Massive datasets are available with every passing minute in our world. For example, during the Oscars in February, the Cirque du Soleil performance resulted in 18,718 tweets in one minute according to TweetReachBlog. While tweets cannot exceed 140 characters in length, their average length is 81.9 characters according to MediaFuturist. So, in one minute, approximately 1.5 million characters zoomed through Twitter. From Wikipedia, we’ll take the average length of a word (in English) to be 5.1 characters. Assuming these Oscar tweets are written in English and conform to the standard length of words, 300,000 words were tweeted in one minute. This is approximately the number of words contained in the entire Hunger Games Trilogy!

Mathematical models and numerical analysis play important roles in data mining. For example, a foundational part of Google’s search engine algorithm is a method called PageRank. In Anne Greenbaum and my book, Numerical Methods: Design, Analysis, and Computer Implementation of Algorithms, published by Princeton University Press, we discuss the PageRank method– both its underlying mathematical model and how it is computed on a computer.

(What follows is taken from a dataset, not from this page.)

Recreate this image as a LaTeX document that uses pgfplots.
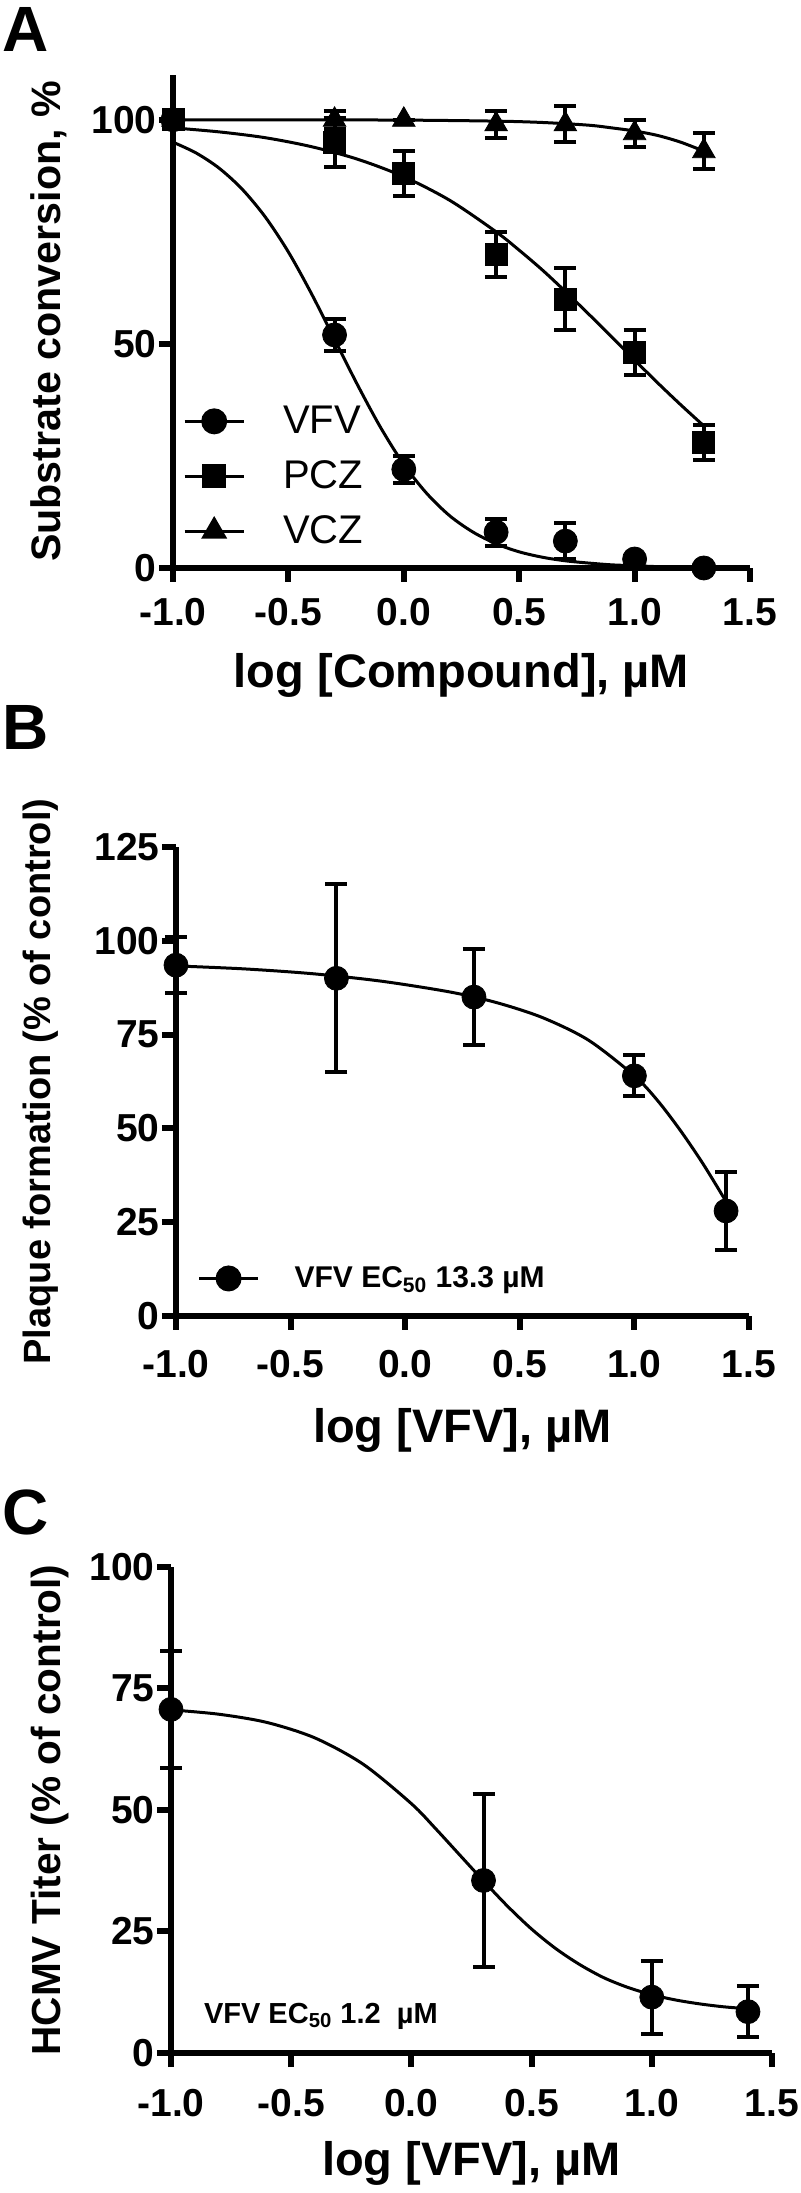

In an exercise in the text, you can develop a system of linear equations in a manner similar to that used by the Bowl Championship Series to rank college football teams (editor – or college basketball teams for March Madness). An important part of this problem is developing the linear system. Our text also discusses the computation challenges of such problems and what numerical methods result in the most accurate results.

Many techniques utilized to solve the large linear systems of data mining are also utilized in engineering and science. The book discusses how large linear systems (containing millions of rows) can derive from problems involving partial differential equations. Again, the book analyzes the efficiency and accuracy of the methods utilized to solve such systems. Such techniques led to the computed animated figures we enjoy in modern movies and aid in simulating the aerodynamics of a car created with computer-aided design.

As stated at the opening of Chapter 1 of the text, “Numerical methods play an important role in modern science. Scientific exploration is often conducted on computers rather than laboratory equipment. While it is rarely meant to completely replace work in the scientific laboratory, computer simulation often complements this work.” As such modern science demands the use and understanding of numerical methods.